I have a large CSV file of sports data and I need to transform the data so that teams with the same game_id are on the same row and create new columns based on the homeAway column and existing columns. Is there a way to do this wih Pandas?
Existing format:
game_id school conference homeAway points
332410041 Connecticut American Athletic home 18
332410041 Towson CAA away 33
Desired format:
game_id home_school home_conference home_points away_school away_conference away_points
332410041 Connecticut American Athletic 18 Towson CAA 33
CodePudding user response:
One way to solve this is to convert the table into a Pandas dataframe. Filter the main table by 'homeaway', to create 'home' and 'away' dataframes. The columns in the 'away' table are relabelled, and original column of the key is preserved.

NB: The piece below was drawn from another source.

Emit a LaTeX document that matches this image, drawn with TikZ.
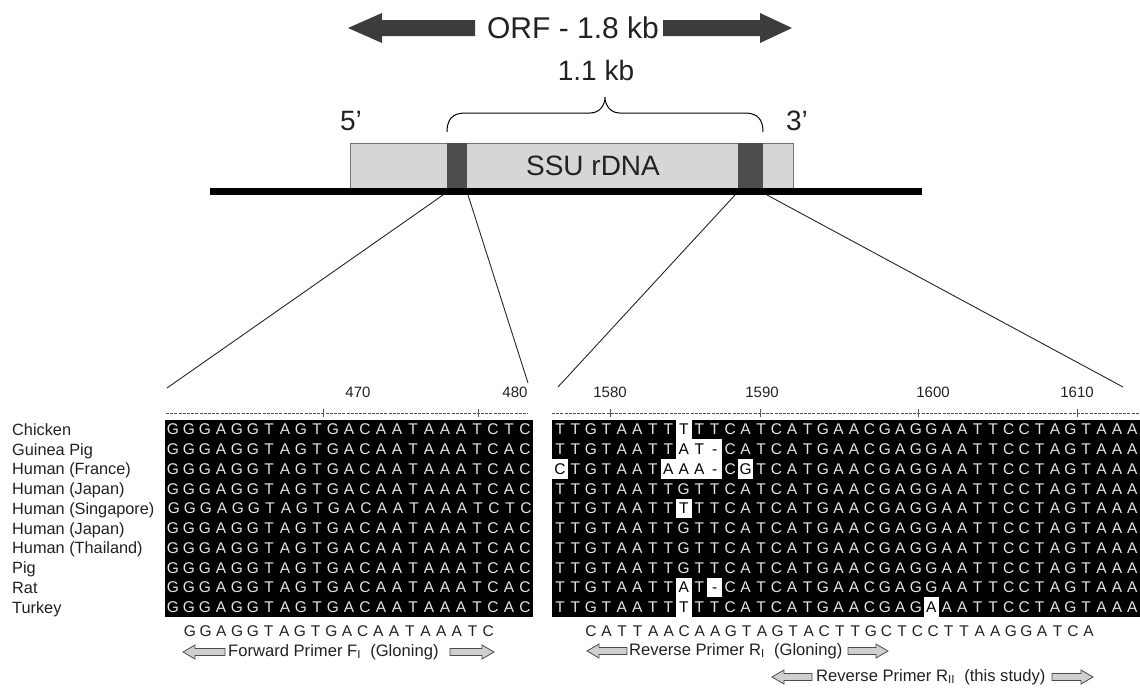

We then run a join to both to produce the desired output.
import pandas as pd
data = {'game_id': [332410041, 332410041],
'school': ['Connecticut', 'Towson'],
'conference':['American Athletic', 'CAA'],
'homeAway': ['home', 'away'],
'points': [18, 33]
}
df = pd.DataFrame(data)
home = df[df['homeAway'] == 'home']
del home['homeAway']
away = df[df['homeAway'] == 'away']
del away['homeAway']
away.columns = ['game_id', 'away_school', 'away_conference', 'away_points']
home.merge(away)
CodePudding user response:
- Create two dataframes selected by the unique values in the
'homeAway'
column,'home'
and'away'
, using Boolean indexing. - Drop the obsolete
'homeAway'
column - Rename the appropriate columns with a
'home_'
, and'away_'
prefix.
- This can be done in a for-loop, with each dataframe added to a list, which can be consolidated into a simple list-comprehension.
- Use
pd.merge
to combine the two dataframes on the common'game_id'
column.- See Merge, join, concatenate and compare and Pandas Merging 101 for additional details.
import pandas as pd
# test dataframe
data = {'game_id': [332410041, 332410041, 662410041, 662410041, 772410041, 772410041],
'school': ['Connecticut', 'Towson', 'NY', 'CA', 'FL', 'AL'],
'conference': ['American Athletic', 'CAA', 'a', 'b', 'c', 'd'],
'homeAway': ['home', 'away', 'home', 'away', 'home', 'away'], 'points': [18, 33, 1, 2, 3, 4]}
df = pd.DataFrame(data)
# create list of dataframes
dfl = [(df[df.homeAway.eq(loc)]
.drop('homeAway', axis=1)
.rename({'school': f'{loc}_school',
'conference': f'{loc}_conference',
'points': f'{loc}_points'}, axis=1))
for loc in df.homeAway.unique()]
# combine the dataframes
df_new = pd.merge(dfl[0], dfl[1])
# display(df_new)
game_id home_school home_conference home_points away_school away_conference away_points
0 332410041 Connecticut American Athletic 18 Towson CAA 33
1 662410041 NY a 1 CA b 2
2 772410041 FL c 3 AL d 4